We had a couple of impromptu Farm Days–these are days when I have a list of things to be done and I e-mail Farm Club to find out who can come on which days. They come. We work. We talk. Everyone gets dirty and enjoys themselves. Win-Win. This time we set up two days.
On Tuesday Mary and Dona came. Thanks to Dona for most of the Tuesday photos. I usually forget to take photos when we’re all working together. First we cleaned the barn. Three shovels are faster than one! Next I wanted to sort out all the ewe lambs so I could make a decision about which lambs to enter in the Lambtown Sheep Show in October and make notes about which lambs to keep in the flock.
I called the sheep in while Dona took photos.

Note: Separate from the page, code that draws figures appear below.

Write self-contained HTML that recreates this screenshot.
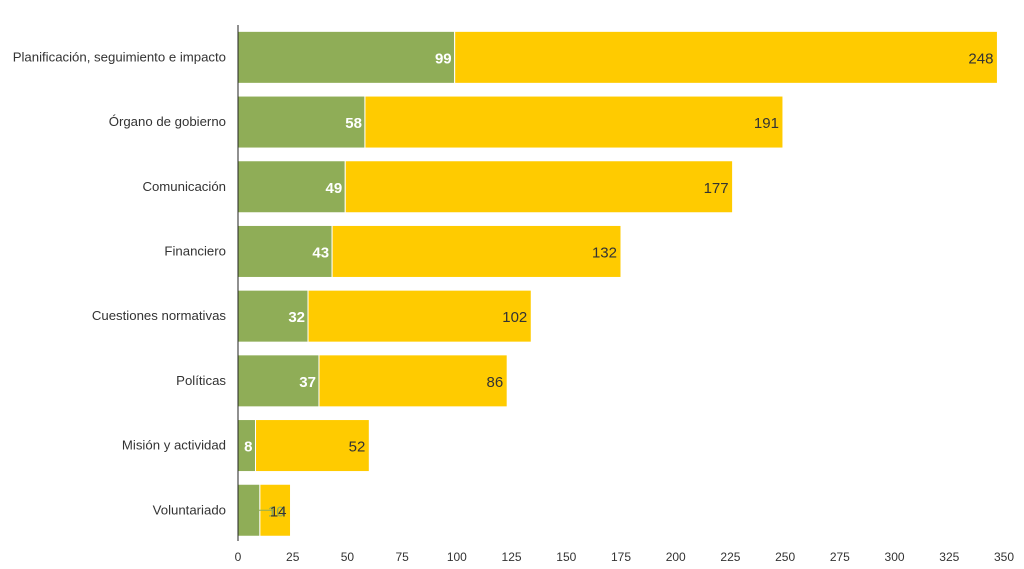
<!DOCTYPE html>
<html><head><meta charset="utf-8"><style>
body{margin:0;background:#fff;}
svg{display:block;font-family:"Liberation Sans",sans-serif;}
</style></head><body>
<svg id="chart" width="1024" height="569"></svg>
<script>
const categories=["Planificación, seguimiento e impacto","Órgano de gobierno","Comunicación","Financiero","Cuestiones normativas","Políticas","Misión y actividad","Voluntariado"];
const seriesA=[99,58,49,43,32,37,8,10];
const seriesB=[248,191,177,132,102,86,52,14];
const ticks=[0,25,50,75,100,125,150,175,200,225,250,275,300,325,350];
const NS="http://www.w3.org/2000/svg";
const svg=document.getElementById('chart');
const x0=238,x1=1004,xmax=350,top0=25,rowH=64.7,barH=52;
const xs=v=>x0+v/xmax*(x1-x0);
const yc=i=>top0+rowH*(i+0.5);
function mk(t,a){const e=document.createElementNS(NS,t);for(const k in a)e.setAttribute(k,a[k]);svg.appendChild(e);return e;}
ticks.forEach(t=>{
  const e=mk('text',{x:xs(t),y:561,'text-anchor':'middle','font-size':12,fill:'#333'});
  
  
  e.textContent=t;
});
categories.forEach((c,i)=>{
  const y=yc(i);
  const l=mk('text',{x:226,y:y+4,'text-anchor':'end','font-size':13.2,fill:'#333'});
  
  
  l.textContent=c;
  const a=mk('rect',{x:xs(0),y:y-barH/2,width:xs(seriesA[i])-xs(0),height:barH,fill:'#8fad57',stroke:'#fff','stroke-width':1});
  
  
  const b=mk('rect',{x:xs(seriesA[i]),y:y-barH/2,width:xs(seriesA[i]+seriesB[i])-xs(seriesA[i]),height:barH,fill:'#ffcb00',stroke:'#fff','stroke-width':1});
  
  
  let ta;
  if(seriesA[i]>=10 && seriesA[i]<15){
    mk('line',{x1:xs(seriesA[i])-4,y1:y,x2:xs(seriesA[i])+12,y2:y,stroke:'#8fad57'});
    ta=mk('text',{x:xs(seriesA[i])+8,y:y+6,'font-size':15,fill:'#8fad57'});
  } else {
    ta=mk('text',{x:xs(seriesA[i])-3,y:y+6,'text-anchor':'end','font-size':15,'font-weight':'bold',fill:'#fff'});
  }
  
  
  ta.textContent=seriesA[i];
  const tb=mk('text',{x:xs(seriesA[i]+seriesB[i])-4,y:y+6,'text-anchor':'end','font-size':15,fill:'#333'});
  
  
  tb.textContent=seriesB[i];
});
const ax=mk('line',{x1:x0,y1:top0,x2:x0,y2:541,stroke:'#222','stroke-width':1});


</script>
</body></html>
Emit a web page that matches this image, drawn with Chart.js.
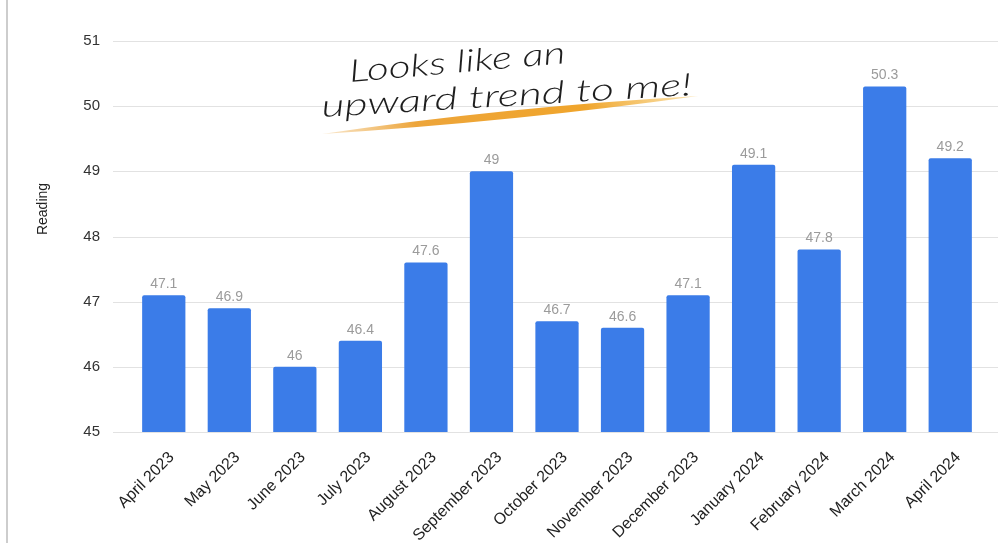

An enthusiastic response. There was only a little bit of coercion by shaking a bucket of grain. We took a little time out for Lamb Cuddling……and selfies. After selecting our two show lambs and an alternate…

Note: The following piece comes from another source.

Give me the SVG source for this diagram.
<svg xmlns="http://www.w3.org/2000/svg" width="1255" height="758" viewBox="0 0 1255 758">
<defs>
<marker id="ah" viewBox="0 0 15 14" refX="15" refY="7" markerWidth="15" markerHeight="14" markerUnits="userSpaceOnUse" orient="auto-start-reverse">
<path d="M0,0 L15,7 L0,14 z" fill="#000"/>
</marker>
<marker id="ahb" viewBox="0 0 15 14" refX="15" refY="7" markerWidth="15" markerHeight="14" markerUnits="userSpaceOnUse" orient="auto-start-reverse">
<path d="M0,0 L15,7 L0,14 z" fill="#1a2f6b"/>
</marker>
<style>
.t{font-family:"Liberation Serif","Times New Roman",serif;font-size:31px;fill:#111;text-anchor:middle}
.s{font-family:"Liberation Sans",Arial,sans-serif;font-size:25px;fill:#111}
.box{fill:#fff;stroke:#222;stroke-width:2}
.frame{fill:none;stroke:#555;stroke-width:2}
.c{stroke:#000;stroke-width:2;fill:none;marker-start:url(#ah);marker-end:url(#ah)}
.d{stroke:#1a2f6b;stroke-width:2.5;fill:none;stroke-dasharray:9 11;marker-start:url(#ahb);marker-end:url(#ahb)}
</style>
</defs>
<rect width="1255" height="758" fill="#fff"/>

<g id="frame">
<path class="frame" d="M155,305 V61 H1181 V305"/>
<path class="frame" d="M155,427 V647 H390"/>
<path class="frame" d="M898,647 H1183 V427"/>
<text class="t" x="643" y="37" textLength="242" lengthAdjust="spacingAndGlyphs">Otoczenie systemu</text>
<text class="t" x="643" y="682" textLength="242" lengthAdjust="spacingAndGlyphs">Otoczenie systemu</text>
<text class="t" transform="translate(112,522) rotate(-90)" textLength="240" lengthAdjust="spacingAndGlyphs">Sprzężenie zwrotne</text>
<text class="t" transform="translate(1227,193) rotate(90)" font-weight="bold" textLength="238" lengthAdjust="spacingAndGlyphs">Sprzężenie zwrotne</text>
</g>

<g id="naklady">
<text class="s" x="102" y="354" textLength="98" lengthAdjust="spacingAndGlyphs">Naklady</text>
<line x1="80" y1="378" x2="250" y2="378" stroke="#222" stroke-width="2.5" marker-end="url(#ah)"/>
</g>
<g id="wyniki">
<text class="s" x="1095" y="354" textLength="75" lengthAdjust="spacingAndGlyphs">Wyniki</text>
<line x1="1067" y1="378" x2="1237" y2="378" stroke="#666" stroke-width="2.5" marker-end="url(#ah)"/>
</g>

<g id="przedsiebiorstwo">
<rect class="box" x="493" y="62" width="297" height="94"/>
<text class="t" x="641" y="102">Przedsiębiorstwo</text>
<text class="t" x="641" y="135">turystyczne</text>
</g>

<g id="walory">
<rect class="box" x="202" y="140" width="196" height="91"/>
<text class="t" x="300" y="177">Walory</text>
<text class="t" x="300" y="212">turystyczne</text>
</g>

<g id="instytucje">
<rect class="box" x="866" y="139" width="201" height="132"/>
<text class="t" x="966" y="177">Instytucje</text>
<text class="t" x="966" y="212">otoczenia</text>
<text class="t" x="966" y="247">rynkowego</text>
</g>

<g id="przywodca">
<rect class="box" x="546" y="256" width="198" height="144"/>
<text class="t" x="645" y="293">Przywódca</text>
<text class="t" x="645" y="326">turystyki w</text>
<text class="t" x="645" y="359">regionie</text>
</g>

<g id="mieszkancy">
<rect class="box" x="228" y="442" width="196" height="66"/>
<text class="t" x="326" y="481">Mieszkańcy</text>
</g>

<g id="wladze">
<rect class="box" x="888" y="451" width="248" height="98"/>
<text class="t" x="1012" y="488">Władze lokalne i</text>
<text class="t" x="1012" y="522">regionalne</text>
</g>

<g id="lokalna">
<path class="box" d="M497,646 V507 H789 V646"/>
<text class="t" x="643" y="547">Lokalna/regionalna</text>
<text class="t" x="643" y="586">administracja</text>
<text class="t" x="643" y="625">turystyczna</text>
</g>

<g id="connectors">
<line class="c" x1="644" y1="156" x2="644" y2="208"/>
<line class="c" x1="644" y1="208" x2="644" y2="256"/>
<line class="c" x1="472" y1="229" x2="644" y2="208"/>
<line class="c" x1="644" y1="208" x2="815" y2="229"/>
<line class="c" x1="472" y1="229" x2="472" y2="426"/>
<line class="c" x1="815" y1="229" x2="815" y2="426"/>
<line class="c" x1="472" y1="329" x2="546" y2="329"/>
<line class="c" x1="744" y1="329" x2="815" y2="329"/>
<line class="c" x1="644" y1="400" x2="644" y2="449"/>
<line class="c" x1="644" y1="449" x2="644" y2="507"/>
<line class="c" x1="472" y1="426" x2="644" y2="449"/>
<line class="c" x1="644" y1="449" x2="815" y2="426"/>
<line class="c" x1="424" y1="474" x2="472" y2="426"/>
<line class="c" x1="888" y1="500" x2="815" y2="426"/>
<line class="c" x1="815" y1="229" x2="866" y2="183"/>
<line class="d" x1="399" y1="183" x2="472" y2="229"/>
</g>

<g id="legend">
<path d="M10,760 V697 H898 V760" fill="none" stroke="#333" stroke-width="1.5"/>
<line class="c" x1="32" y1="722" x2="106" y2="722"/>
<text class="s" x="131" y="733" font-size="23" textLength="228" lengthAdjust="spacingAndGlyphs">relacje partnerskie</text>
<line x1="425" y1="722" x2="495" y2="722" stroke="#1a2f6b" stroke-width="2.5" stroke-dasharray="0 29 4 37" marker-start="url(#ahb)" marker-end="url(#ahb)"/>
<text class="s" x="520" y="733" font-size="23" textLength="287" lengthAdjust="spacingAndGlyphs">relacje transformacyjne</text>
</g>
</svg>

… we started halter breaking. It is amazing the difference a few days of 10 minutes sessions makes.
We had been having a discussion of show prep. One reason that I show Jacob sheep is that most often there is no show prep. You do your best to keep them free of VM (vegetable matter) but they are shown in their natural state without the primping that goes on with other breeds. However, having a show in October pushes the limits of being able to present clean sheep. Not only are the sheep in almost full fleece with a whole summer’s worth of dust, but there is the problem of the late summer grasses that go to seed. I coated the two yearlings and the three lambs that were chosen for the show, but I thought we could try a couple of other things too.This is Mae, a yearling ewe letting me know that she really didn’t want to be the guinea pig for this experiment. Jackie loaned me a blower. I have seen some people use blowers, particularly on Shetland sheep. There may be potential to remove the superficial VM, but it is not going to remove stickery things like foxtails that are deeper in the fleece. And if it’s used too close to the sheep it changes the character of the fleece. It may be worth experimenting with a little more. I don’t think it was a favorite of the sheep.
However, it is fun to make cool designs in the wool! Next we tried washing half each of two sheep to compare the two sides later on. I have been told that cheap hair conditioner used 30 days before the show works well. We chose two non-show sheep for the experiment. Again, the sheep were not impressed and I wasn’t either. I think I didn’t use enough conditioner and should have used a spray nozzle.
On Sunday, several Farm Club members were able to come. Amy, Stephany, Alison, and Joy were here. There are not too many photos of this day. We started by catching all the ewe lambs again and weighing them. We gave more halter lessons to the show lambs and a few of the others that I am going to keep. After that Rusty brought in the ram lambs.We had only a slight mishap because as we put them in one gate of the barn I realized that the other was still open. They mingled with all the ewes and we had to sort them again. It’s not hard at this age because the horns make it obvious which are the ram lambs. We selected two rams for the Lambtown show and discussed which ram lambs to keep for next year’s breeding. More on that in another blog post. Those rams had halter lessons and then went back to Ram Lamb Land…away from the ewes.We caught the big rams, looked at their fleeces and discussed the breeding line-up. Then we took many wheelbarrow loads out of the ram pen.
Thanks to all of you who were able to come and help.